• _Exercise prompt_:
Give an exact copy of every line, leaving images out.

• _Dataset_:
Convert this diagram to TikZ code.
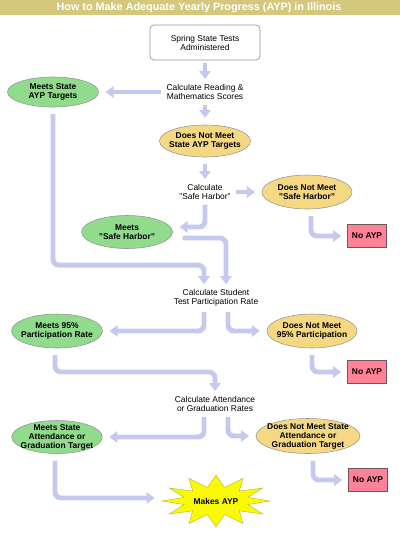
\documentclass[tikz,border=0pt]{standalone}
\usepackage{fontspec}
\setmainfont{Liberation Sans}
\usepackage{tikz}
\usetikzlibrary{positioning, calc, arrows.meta, shapes.geometric}

\definecolor{barc}{RGB}{212,200,124}
\definecolor{flowc}{RGB}{197,201,240}
\definecolor{yesc}{RGB}{144,219,140}
\definecolor{noc}{RGB}{245,216,132}
\definecolor{failc}{RGB}{255,130,150}
\definecolor{edgec}{RGB}{150,150,150}
\definecolor{burstc}{RGB}{250,250,0}

\begin{document}
\begin{tikzpicture}[
  x=0.025cm, y=-0.025cm,
  every node/.style={font=\fontsize{6}{6.4}\selectfont, align=center},
  calcnode/.style={inner sep=1.5pt},
  startbox/.style={draw=edgec, fill=white, rounded corners=0.1cm, line width=0.5pt,
    minimum width=2.75cm, minimum height=0.875cm},
  yesoval/.style={ellipse, draw=edgec, fill=yesc, line width=0.4pt, inner sep=-3pt,
    outer sep=0.1cm, font=\fontsize{6}{6.4}\selectfont\bfseries},
  nooval/.style={yesoval, fill=noc},
  failbox/.style={draw=edgec!70!failc!60!black, fill=failc, line width=0.4pt,
    minimum width=0.975cm, minimum height=0.575cm, outer sep=0.075cm,
    font=\fontsize{6}{6.4}\selectfont\bfseries},
  flow/.style={draw=flowc, line width=3.5pt, rounded corners=0.15cm,
    -{Triangle[width=0.28cm,length=0.2cm]}, shorten <=0.075cm, shorten >=0.075cm},
  scale=1.0
]
  \useasboundingbox (0,0) rectangle (400,535);

  % title bar
  \fill[barc] (0,0) rectangle (400,15);
  \node[text=white, font=\fontsize{7.7}{8}\selectfont\bfseries] (title) at (199,7.5)
    {How to Make Adequate Yearly Progress (AYP) in Illinois};

  \node[startbox] (start) at (205,42.5) {Spring State Tests\\Administered};
  \node[calcnode] (calcRM) at (205,92) {Calculate Reading \&\\Mathematics Scores};
  \node[yesoval, minimum width=2.275cm, minimum height=0.75cm] (metAYP) at (53,92)
    {Meets State\\AYP Targets};
  \node[nooval, minimum width=2.275cm, minimum height=0.8cm] (notAYP) at (205,141)
    {Does Not Meet\\State AYP Targets};
  \node[calcnode] (calcSH) at (205,192) {Calculate\\"Safe Harbor"};
  \node[nooval, minimum width=2.25cm, minimum height=0.85cm] (notSH) at (307,192)
    {Does Not Meet\\"Safe Harbor"};
  \node[yesoval, minimum width=2.275cm, minimum height=0.825cm] (metSH) at (127,232)
    {Meets\\"Safe Harbor"};
  \node[failbox] (noAYP1) at (367,236) {No AYP};

  \node[calcnode] (calcTP) at (216,298) {Calculate Student\\Test Participation Rate};
  \node[yesoval, minimum width=2.275cm, minimum height=0.85cm] (met95) at (57,331)
    {Meets 95\%\\Participation Rate};
  \node[nooval, minimum width=2.25cm, minimum height=0.85cm] (not95) at (312,331)
    {Does Not Meet\\95\% Participation};
  \node[failbox] (noAYP2) at (367,372) {No AYP};

  \node[calcnode] (calcAtt) at (215,404) {Calculate Attendance\\or Graduation Rates};
  \node[yesoval, minimum width=2.25cm, minimum height=0.825cm] (metAtt) at (57,437)
    {Meets State\\Attendance or\\Graduation Target};
  \node[nooval, minimum width=2.6cm, minimum height=0.875cm] (notAtt) at (308,436)
    {Does Not Meet State\\Attendance or\\Graduation Target};
  \node[failbox] (noAYP3) at (368,480) {No AYP};

  % star
  \coordinate (burst) at (216,501);
  \draw[fill=burstc, draw=yellow!70!black, line width=0.3pt, line join=miter]
    ($(burst)+(90:54 and 26)$)
    \foreach \a in {0,30,...,330} {
      -- ($(burst)+({105+\a}:33 and 14)$) -- ($(burst)+({120+\a}:54 and 26)$)
    } -- cycle;
  \node[minimum width=2.9cm, font=\fontsize{6}{6.4}\selectfont\bfseries] (makes) at (burst) {Makes AYP};

  % connectors
  \draw[flow] (start) -- (calcRM);
  \draw[flow] (calcRM.west) -- (metAYP.east);
  \draw[flow] (calcRM) -- (notAYP);
  \draw[flow] (notAYP) -- (calcSH);
  \draw[flow] (calcSH.east) -- (notSH.west);
  \draw[flow] (calcSH.south) |- ($(metSH.east)+(0,-5)$);
  \draw[flow] ($(notSH.south)+(4,0)$) |- (noAYP1.west);
  \draw[flow] ($(metSH.east)+(3,6)$) -| ($(calcTP.north)+(10,0)$);
  \draw[flow] (metAYP.south) |- ($(calcTP.north)+(-12,-22)$) -- ($(calcTP.north)+(-12,0)$);

  \draw[flow] ($(calcTP.south)+(-12,0)$) |- (met95.east);
  \draw[flow] ($(calcTP.south)+(12,0)$) |- (not95.west);
  \draw[flow] (not95.south) |- (noAYP2.west);
  \draw[flow] ($(met95.south)+(-2,0)$) |- ($(calcAtt.north)+(0,-22)$) -- (calcAtt.north);

  \draw[flow] ($(calcAtt.south)+(-11,0)$) |- (metAtt.east);
  \draw[flow] ($(calcAtt.south)+(13,0)$) |- (notAtt.west);
  \draw[flow] ($(notAtt.south)+(5,0)$) |- (noAYP3.west);
  \draw[flow] ($(metAtt.south)+(-2,0)$) |- ($(makes.west)+(0,-3)$);
\end{tikzpicture}
\end{document}
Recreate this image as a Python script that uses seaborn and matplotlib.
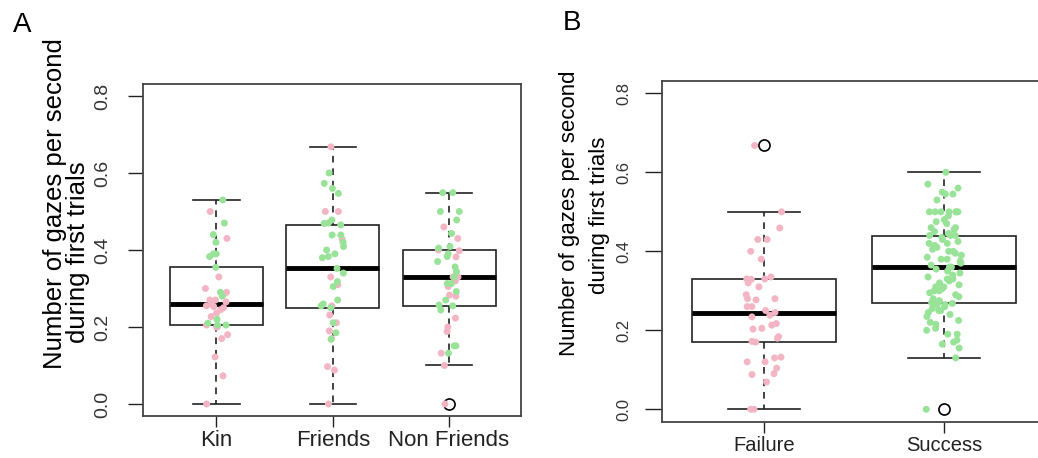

• _The response_:
Convert this diagram to TikZ code.
\documentclass[tikz,border=0pt]{standalone}
\usepackage{fontspec}
\setmainfont{Liberation Sans}
\usepackage{tikz}
\usetikzlibrary{positioning, calc, arrows.meta, shapes.geometric}

\definecolor{barc}{RGB}{212,200,124}
\definecolor{flowc}{RGB}{197,201,240}
\definecolor{yesc}{RGB}{144,219,140}
\definecolor{noc}{RGB}{245,216,132}
\definecolor{failc}{RGB}{255,130,150}
\definecolor{edgec}{RGB}{150,150,150}
\definecolor{burstc}{RGB}{250,250,0}

\begin{document}
\begin{tikzpicture}[
  x=0.025cm, y=-0.025cm,
  every node/.style={font=\fontsize{6}{6.4}\selectfont, align=center},
  calcnode/.style={inner sep=1.5pt},
  startbox/.style={draw=edgec, fill=white, rounded corners=0.1cm, line width=0.5pt,
    minimum width=2.75cm, minimum height=0.875cm},
  yesoval/.style={ellipse, draw=edgec, fill=yesc, line width=0.4pt, inner sep=-3pt,
    outer sep=0.1cm, font=\fontsize{6}{6.4}\selectfont\bfseries},
  nooval/.style={yesoval, fill=noc},
  failbox/.style={draw=edgec!70!failc!60!black, fill=failc, line width=0.4pt,
    minimum width=0.975cm, minimum height=0.575cm, outer sep=0.075cm,
    font=\fontsize{6}{6.4}\selectfont\bfseries},
  flow/.style={draw=flowc, line width=3.5pt, rounded corners=0.15cm,
    -{Triangle[width=0.28cm,length=0.2cm]}, shorten <=0.075cm, shorten >=0.075cm},
  scale=1.0
]
  \useasboundingbox (0,0) rectangle (400,535);

  % title bar
  \fill[barc] (0,0) rectangle (400,15);
  \node[text=white, font=\fontsize{7.7}{8}\selectfont\bfseries] (title) at (199,7.5)
    {How to Make Adequate Yearly Progress (AYP) in Illinois};

  \node[startbox] (start) at (205,42.5) {Spring State Tests\\Administered};
  \node[calcnode] (calcRM) at (205,92) {Calculate Reading \&\\Mathematics Scores};
  \node[yesoval, minimum width=2.275cm, minimum height=0.75cm] (metAYP) at (53,92)
    {Meets State\\AYP Targets};
  \node[nooval, minimum width=2.275cm, minimum height=0.8cm] (notAYP) at (205,141)
    {Does Not Meet\\State AYP Targets};
  \node[calcnode] (calcSH) at (205,192) {Calculate\\"Safe Harbor"};
  \node[nooval, minimum width=2.25cm, minimum height=0.85cm] (notSH) at (307,192)
    {Does Not Meet\\"Safe Harbor"};
  \node[yesoval, minimum width=2.275cm, minimum height=0.825cm] (metSH) at (127,232)
    {Meets\\"Safe Harbor"};
  \node[failbox] (noAYP1) at (367,236) {No AYP};

  \node[calcnode] (calcTP) at (216,298) {Calculate Student\\Test Participation Rate};
  \node[yesoval, minimum width=2.275cm, minimum height=0.85cm] (met95) at (57,331)
    {Meets 95\%\\Participation Rate};
  \node[nooval, minimum width=2.25cm, minimum height=0.85cm] (not95) at (312,331)
    {Does Not Meet\\95\% Participation};
  \node[failbox] (noAYP2) at (367,372) {No AYP};

  \node[calcnode] (calcAtt) at (215,404) {Calculate Attendance\\or Graduation Rates};
  \node[yesoval, minimum width=2.25cm, minimum height=0.825cm] (metAtt) at (57,437)
    {Meets State\\Attendance or\\Graduation Target};
  \node[nooval, minimum width=2.6cm, minimum height=0.875cm] (notAtt) at (308,436)
    {Does Not Meet State\\Attendance or\\Graduation Target};
  \node[failbox] (noAYP3) at (368,480) {No AYP};

  % star
  \coordinate (burst) at (216,501);
  \draw[fill=burstc, draw=yellow!70!black, line width=0.3pt, line join=miter]
    ($(burst)+(90:54 and 26)$)
    \foreach \a in {0,30,...,330} {
      -- ($(burst)+({105+\a}:33 and 14)$) -- ($(burst)+({120+\a}:54 and 26)$)
    } -- cycle;
  \node[minimum width=2.9cm, font=\fontsize{6}{6.4}\selectfont\bfseries] (makes) at (burst) {Makes AYP};

  % connectors
  \draw[flow] (start) -- (calcRM);
  \draw[flow] (calcRM.west) -- (metAYP.east);
  \draw[flow] (calcRM) -- (notAYP);
  \draw[flow] (notAYP) -- (calcSH);
  \draw[flow] (calcSH.east) -- (notSH.west);
  \draw[flow] (calcSH.south) |- ($(metSH.east)+(0,-5)$);
  \draw[flow] ($(notSH.south)+(4,0)$) |- (noAYP1.west);
  \draw[flow] ($(metSH.east)+(3,6)$) -| ($(calcTP.north)+(10,0)$);
  \draw[flow] (metAYP.south) |- ($(calcTP.north)+(-12,-22)$) -- ($(calcTP.north)+(-12,0)$);

  \draw[flow] ($(calcTP.south)+(-12,0)$) |- (met95.east);
  \draw[flow] ($(calcTP.south)+(12,0)$) |- (not95.west);
  \draw[flow] (not95.south) |- (noAYP2.west);
  \draw[flow] ($(met95.south)+(-2,0)$) |- ($(calcAtt.north)+(0,-22)$) -- (calcAtt.north);

  \draw[flow] ($(calcAtt.south)+(-11,0)$) |- (metAtt.east);
  \draw[flow] ($(calcAtt.south)+(13,0)$) |- (notAtt.west);
  \draw[flow] ($(notAtt.south)+(5,0)$) |- (noAYP3.west);
  \draw[flow] ($(metAtt.south)+(-2,0)$) |- ($(makes.west)+(0,-3)$);
\end{tikzpicture}
\end{document}
Recreate this image as a Python script that uses seaborn and matplotlib.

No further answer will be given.